• The request
Copy out each line of the material in which the word "this" appears.

(Records with drawing code)
______________________________

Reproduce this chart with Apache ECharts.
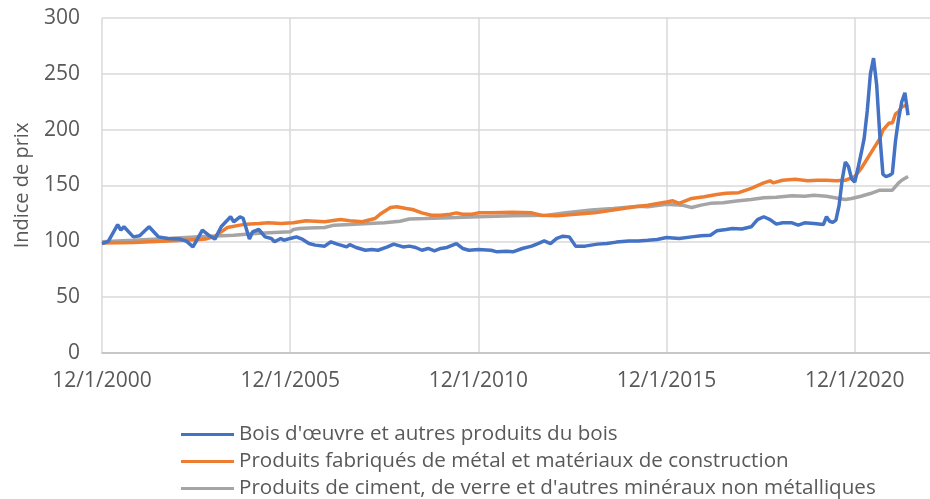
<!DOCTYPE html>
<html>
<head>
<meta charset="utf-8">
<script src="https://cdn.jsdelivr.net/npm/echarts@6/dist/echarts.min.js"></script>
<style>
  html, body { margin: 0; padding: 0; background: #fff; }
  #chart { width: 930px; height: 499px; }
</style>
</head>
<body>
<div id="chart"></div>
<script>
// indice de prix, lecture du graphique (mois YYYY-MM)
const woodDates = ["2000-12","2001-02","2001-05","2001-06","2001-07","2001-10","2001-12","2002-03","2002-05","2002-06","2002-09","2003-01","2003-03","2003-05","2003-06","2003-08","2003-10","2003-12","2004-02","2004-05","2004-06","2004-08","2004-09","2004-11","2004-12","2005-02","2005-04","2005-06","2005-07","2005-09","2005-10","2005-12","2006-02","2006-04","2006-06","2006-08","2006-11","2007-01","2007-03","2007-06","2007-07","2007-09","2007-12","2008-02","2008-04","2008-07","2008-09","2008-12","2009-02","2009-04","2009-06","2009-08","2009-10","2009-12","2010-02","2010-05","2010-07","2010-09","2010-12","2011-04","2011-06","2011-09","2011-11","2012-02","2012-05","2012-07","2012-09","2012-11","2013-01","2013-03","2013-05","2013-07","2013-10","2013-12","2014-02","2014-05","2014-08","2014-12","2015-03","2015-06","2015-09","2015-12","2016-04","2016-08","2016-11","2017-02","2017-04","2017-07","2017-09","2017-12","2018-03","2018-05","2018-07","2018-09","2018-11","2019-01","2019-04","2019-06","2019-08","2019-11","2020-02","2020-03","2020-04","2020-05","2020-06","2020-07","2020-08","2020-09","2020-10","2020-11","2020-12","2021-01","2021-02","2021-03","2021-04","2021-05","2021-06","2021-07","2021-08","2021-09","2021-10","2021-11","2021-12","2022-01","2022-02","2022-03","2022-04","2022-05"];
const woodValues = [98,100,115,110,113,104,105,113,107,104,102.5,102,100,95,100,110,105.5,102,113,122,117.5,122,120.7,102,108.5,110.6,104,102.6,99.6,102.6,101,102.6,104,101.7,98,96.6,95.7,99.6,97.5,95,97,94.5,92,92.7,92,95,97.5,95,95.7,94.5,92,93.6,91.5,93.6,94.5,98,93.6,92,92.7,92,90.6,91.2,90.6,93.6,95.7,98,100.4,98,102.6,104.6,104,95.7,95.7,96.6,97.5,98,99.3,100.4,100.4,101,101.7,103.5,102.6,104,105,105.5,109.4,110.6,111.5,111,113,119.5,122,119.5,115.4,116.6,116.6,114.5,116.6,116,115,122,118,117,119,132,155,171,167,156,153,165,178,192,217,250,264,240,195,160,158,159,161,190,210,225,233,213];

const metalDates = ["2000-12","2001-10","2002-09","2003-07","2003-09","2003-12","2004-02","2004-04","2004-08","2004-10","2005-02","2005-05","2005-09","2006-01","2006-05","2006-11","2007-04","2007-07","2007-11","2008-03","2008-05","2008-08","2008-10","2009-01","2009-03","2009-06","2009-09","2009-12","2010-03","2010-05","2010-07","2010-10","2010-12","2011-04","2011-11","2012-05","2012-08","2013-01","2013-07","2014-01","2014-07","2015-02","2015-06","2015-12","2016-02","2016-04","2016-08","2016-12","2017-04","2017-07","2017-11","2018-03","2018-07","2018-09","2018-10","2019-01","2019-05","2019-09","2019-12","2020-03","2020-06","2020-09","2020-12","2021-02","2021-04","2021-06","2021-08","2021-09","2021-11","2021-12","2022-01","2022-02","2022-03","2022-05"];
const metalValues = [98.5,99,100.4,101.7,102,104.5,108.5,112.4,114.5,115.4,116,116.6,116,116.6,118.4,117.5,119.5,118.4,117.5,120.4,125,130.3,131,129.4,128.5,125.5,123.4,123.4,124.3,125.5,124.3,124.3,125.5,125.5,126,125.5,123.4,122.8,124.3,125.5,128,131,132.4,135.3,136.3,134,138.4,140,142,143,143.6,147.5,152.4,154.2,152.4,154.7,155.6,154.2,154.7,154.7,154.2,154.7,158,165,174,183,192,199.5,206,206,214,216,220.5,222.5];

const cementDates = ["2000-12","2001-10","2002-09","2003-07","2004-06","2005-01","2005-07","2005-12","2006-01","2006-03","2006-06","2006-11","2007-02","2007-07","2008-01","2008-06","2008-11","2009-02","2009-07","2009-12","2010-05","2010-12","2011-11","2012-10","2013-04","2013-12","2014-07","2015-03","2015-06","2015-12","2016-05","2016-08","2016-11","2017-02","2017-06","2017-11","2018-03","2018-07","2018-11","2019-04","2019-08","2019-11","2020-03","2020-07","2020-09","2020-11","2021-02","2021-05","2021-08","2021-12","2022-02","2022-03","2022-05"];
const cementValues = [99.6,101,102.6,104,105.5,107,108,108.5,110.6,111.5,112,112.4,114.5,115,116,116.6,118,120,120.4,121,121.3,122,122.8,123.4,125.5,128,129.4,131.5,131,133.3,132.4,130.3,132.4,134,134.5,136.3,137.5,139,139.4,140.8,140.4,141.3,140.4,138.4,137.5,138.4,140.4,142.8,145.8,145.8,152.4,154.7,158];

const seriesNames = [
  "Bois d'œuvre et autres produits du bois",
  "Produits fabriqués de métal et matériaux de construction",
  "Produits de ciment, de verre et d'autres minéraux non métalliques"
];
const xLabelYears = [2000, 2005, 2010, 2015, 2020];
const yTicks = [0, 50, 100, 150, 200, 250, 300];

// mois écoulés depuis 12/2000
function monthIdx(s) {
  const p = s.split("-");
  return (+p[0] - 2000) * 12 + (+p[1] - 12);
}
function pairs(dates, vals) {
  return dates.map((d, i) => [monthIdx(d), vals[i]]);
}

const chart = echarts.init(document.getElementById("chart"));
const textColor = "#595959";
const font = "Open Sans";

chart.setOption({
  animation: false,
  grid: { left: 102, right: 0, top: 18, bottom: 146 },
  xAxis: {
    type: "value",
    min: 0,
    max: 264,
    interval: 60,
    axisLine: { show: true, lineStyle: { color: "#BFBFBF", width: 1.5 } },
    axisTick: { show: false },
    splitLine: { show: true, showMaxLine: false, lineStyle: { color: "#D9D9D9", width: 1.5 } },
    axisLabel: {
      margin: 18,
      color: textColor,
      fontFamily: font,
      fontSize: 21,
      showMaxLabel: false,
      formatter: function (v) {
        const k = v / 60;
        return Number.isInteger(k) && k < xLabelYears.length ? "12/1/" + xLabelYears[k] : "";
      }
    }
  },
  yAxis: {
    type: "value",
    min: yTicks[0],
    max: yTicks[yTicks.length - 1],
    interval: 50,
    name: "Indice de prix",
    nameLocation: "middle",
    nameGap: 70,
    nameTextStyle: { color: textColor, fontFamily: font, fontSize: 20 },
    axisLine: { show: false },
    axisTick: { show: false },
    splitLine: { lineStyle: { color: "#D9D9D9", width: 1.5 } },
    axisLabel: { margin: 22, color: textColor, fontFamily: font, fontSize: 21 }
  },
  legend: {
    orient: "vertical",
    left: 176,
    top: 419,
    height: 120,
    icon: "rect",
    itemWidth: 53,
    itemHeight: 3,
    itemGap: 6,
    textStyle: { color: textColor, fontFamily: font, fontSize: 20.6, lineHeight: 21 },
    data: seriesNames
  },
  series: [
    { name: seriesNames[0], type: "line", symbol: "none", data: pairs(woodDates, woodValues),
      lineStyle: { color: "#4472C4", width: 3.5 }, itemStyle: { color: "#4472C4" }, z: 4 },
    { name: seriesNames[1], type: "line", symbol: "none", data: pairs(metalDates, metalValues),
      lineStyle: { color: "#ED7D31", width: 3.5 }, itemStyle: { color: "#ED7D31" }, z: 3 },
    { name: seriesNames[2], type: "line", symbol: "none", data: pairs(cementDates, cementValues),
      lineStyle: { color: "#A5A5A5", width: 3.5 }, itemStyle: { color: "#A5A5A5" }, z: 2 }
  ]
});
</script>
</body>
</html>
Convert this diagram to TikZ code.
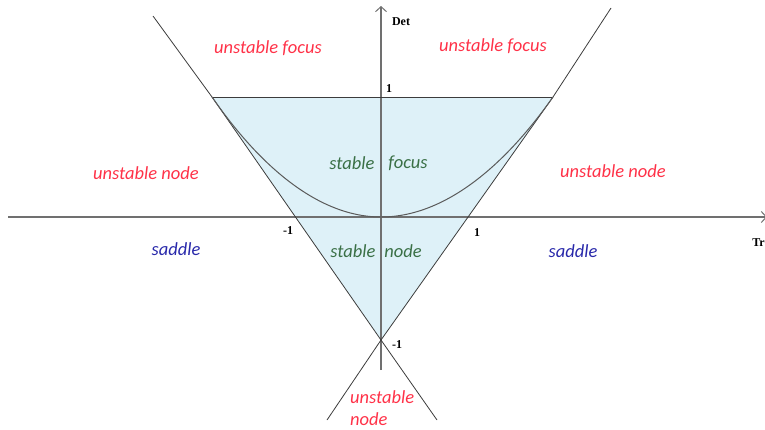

______________________________

• Task solution
Reproduce this chart with Apache ECharts.
Convert this diagram to TikZ code.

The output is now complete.